**Set task**
Give back the whole listing exactly as shown.

**Rows from a dataset of charts and code**
========================================
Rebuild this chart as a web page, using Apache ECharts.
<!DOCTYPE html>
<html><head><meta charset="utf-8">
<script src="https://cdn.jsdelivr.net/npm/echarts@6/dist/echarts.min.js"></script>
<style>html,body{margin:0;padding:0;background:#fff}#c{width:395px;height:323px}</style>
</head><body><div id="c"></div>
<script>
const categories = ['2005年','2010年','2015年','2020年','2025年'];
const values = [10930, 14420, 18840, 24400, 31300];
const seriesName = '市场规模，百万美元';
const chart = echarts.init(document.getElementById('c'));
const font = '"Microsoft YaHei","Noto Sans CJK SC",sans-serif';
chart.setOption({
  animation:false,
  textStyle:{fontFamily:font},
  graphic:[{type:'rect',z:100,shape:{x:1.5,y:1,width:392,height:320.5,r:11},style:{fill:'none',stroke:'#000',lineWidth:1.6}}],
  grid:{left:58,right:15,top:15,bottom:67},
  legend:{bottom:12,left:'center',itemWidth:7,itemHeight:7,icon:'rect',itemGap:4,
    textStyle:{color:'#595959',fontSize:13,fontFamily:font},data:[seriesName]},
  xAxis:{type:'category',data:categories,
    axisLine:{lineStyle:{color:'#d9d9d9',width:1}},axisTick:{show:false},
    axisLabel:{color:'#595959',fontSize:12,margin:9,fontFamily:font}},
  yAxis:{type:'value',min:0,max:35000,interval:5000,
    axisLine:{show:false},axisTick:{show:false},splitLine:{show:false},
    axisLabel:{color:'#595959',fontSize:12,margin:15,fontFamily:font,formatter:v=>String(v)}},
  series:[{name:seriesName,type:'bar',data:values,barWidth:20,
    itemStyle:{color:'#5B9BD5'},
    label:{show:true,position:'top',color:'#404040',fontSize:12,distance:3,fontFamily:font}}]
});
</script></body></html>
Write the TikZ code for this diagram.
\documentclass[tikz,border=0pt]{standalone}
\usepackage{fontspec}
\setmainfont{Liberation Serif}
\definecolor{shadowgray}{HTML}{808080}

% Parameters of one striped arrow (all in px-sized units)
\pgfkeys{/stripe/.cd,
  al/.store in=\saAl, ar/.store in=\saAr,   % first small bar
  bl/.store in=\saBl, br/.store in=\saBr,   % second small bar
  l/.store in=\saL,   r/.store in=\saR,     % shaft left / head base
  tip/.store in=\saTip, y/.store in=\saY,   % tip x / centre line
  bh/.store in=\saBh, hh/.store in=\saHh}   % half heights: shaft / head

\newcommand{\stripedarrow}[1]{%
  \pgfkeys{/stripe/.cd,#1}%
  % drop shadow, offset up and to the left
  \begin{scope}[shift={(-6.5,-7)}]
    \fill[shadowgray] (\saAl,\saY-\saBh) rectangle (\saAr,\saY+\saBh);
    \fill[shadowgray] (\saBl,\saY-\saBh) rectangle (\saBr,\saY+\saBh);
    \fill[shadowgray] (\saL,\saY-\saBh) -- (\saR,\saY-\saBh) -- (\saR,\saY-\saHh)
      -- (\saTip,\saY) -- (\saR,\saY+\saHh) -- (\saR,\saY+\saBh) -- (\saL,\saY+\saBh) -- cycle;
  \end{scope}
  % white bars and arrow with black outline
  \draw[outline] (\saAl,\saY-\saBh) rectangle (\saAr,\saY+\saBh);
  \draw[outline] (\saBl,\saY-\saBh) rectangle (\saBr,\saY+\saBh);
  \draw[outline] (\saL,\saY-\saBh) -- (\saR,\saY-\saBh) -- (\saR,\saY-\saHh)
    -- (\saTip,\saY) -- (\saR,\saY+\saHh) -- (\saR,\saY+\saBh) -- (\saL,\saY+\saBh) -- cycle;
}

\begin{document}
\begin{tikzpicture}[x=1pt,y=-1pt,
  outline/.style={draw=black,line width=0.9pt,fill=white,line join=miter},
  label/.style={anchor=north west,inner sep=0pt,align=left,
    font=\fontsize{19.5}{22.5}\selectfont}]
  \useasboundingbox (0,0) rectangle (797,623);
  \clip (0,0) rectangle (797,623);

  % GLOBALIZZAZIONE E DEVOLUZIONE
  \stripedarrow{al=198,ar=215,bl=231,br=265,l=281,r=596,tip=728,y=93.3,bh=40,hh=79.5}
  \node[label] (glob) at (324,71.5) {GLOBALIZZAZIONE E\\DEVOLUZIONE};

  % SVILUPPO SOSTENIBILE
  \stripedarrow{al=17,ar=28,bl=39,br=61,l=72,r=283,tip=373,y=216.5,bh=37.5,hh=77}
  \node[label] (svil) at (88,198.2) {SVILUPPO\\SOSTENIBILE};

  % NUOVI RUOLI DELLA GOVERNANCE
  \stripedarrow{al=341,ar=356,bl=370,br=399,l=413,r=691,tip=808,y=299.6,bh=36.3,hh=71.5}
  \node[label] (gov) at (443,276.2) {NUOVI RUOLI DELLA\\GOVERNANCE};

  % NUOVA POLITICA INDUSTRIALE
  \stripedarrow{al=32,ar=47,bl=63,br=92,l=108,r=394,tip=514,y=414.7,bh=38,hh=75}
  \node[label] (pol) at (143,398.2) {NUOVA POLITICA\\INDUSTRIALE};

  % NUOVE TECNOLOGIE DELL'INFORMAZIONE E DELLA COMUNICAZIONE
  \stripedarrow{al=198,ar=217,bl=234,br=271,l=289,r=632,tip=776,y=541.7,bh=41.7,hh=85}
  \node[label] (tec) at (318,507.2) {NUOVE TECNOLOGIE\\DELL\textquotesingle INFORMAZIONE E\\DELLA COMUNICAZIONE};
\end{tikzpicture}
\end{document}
========================================
**Solution**
Rebuild this chart as a web page, using Apache ECharts.
<!DOCTYPE html>
<html><head><meta charset="utf-8">
<script src="https://cdn.jsdelivr.net/npm/echarts@6/dist/echarts.min.js"></script>
<style>html,body{margin:0;padding:0;background:#fff}#c{width:395px;height:323px}</style>
</head><body><div id="c"></div>
<script>
const categories = ['2005年','2010年','2015年','2020年','2025年'];
const values = [10930, 14420, 18840, 24400, 31300];
const seriesName = '市场规模，百万美元';
const chart = echarts.init(document.getElementById('c'));
const font = '"Microsoft YaHei","Noto Sans CJK SC",sans-serif';
chart.setOption({
  animation:false,
  textStyle:{fontFamily:font},
  graphic:[{type:'rect',z:100,shape:{x:1.5,y:1,width:392,height:320.5,r:11},style:{fill:'none',stroke:'#000',lineWidth:1.6}}],
  grid:{left:58,right:15,top:15,bottom:67},
  legend:{bottom:12,left:'center',itemWidth:7,itemHeight:7,icon:'rect',itemGap:4,
    textStyle:{color:'#595959',fontSize:13,fontFamily:font},data:[seriesName]},
  xAxis:{type:'category',data:categories,
    axisLine:{lineStyle:{color:'#d9d9d9',width:1}},axisTick:{show:false},
    axisLabel:{color:'#595959',fontSize:12,margin:9,fontFamily:font}},
  yAxis:{type:'value',min:0,max:35000,interval:5000,
    axisLine:{show:false},axisTick:{show:false},splitLine:{show:false},
    axisLabel:{color:'#595959',fontSize:12,margin:15,fontFamily:font,formatter:v=>String(v)}},
  series:[{name:seriesName,type:'bar',data:values,barWidth:20,
    itemStyle:{color:'#5B9BD5'},
    label:{show:true,position:'top',color:'#404040',fontSize:12,distance:3,fontFamily:font}}]
});
</script></body></html>
Write the TikZ code for this diagram.
\documentclass[tikz,border=0pt]{standalone}
\usepackage{fontspec}
\setmainfont{Liberation Serif}
\definecolor{shadowgray}{HTML}{808080}

% Parameters of one striped arrow (all in px-sized units)
\pgfkeys{/stripe/.cd,
  al/.store in=\saAl, ar/.store in=\saAr,   % first small bar
  bl/.store in=\saBl, br/.store in=\saBr,   % second small bar
  l/.store in=\saL,   r/.store in=\saR,     % shaft left / head base
  tip/.store in=\saTip, y/.store in=\saY,   % tip x / centre line
  bh/.store in=\saBh, hh/.store in=\saHh}   % half heights: shaft / head

\newcommand{\stripedarrow}[1]{%
  \pgfkeys{/stripe/.cd,#1}%
  % drop shadow, offset up and to the left
  \begin{scope}[shift={(-6.5,-7)}]
    \fill[shadowgray] (\saAl,\saY-\saBh) rectangle (\saAr,\saY+\saBh);
    \fill[shadowgray] (\saBl,\saY-\saBh) rectangle (\saBr,\saY+\saBh);
    \fill[shadowgray] (\saL,\saY-\saBh) -- (\saR,\saY-\saBh) -- (\saR,\saY-\saHh)
      -- (\saTip,\saY) -- (\saR,\saY+\saHh) -- (\saR,\saY+\saBh) -- (\saL,\saY+\saBh) -- cycle;
  \end{scope}
  % white bars and arrow with black outline
  \draw[outline] (\saAl,\saY-\saBh) rectangle (\saAr,\saY+\saBh);
  \draw[outline] (\saBl,\saY-\saBh) rectangle (\saBr,\saY+\saBh);
  \draw[outline] (\saL,\saY-\saBh) -- (\saR,\saY-\saBh) -- (\saR,\saY-\saHh)
    -- (\saTip,\saY) -- (\saR,\saY+\saHh) -- (\saR,\saY+\saBh) -- (\saL,\saY+\saBh) -- cycle;
}

\begin{document}
\begin{tikzpicture}[x=1pt,y=-1pt,
  outline/.style={draw=black,line width=0.9pt,fill=white,line join=miter},
  label/.style={anchor=north west,inner sep=0pt,align=left,
    font=\fontsize{19.5}{22.5}\selectfont}]
  \useasboundingbox (0,0) rectangle (797,623);
  \clip (0,0) rectangle (797,623);

  % GLOBALIZZAZIONE E DEVOLUZIONE
  \stripedarrow{al=198,ar=215,bl=231,br=265,l=281,r=596,tip=728,y=93.3,bh=40,hh=79.5}
  \node[label] (glob) at (324,71.5) {GLOBALIZZAZIONE E\\DEVOLUZIONE};

  % SVILUPPO SOSTENIBILE
  \stripedarrow{al=17,ar=28,bl=39,br=61,l=72,r=283,tip=373,y=216.5,bh=37.5,hh=77}
  \node[label] (svil) at (88,198.2) {SVILUPPO\\SOSTENIBILE};

  % NUOVI RUOLI DELLA GOVERNANCE
  \stripedarrow{al=341,ar=356,bl=370,br=399,l=413,r=691,tip=808,y=299.6,bh=36.3,hh=71.5}
  \node[label] (gov) at (443,276.2) {NUOVI RUOLI DELLA\\GOVERNANCE};

  % NUOVA POLITICA INDUSTRIALE
  \stripedarrow{al=32,ar=47,bl=63,br=92,l=108,r=394,tip=514,y=414.7,bh=38,hh=75}
  \node[label] (pol) at (143,398.2) {NUOVA POLITICA\\INDUSTRIALE};

  % NUOVE TECNOLOGIE DELL'INFORMAZIONE E DELLA COMUNICAZIONE
  \stripedarrow{al=198,ar=217,bl=234,br=271,l=289,r=632,tip=776,y=541.7,bh=41.7,hh=85}
  \node[label] (tec) at (318,507.2) {NUOVE TECNOLOGIE\\DELL\textquotesingle INFORMAZIONE E\\DELLA COMUNICAZIONE};
\end{tikzpicture}
\end{document}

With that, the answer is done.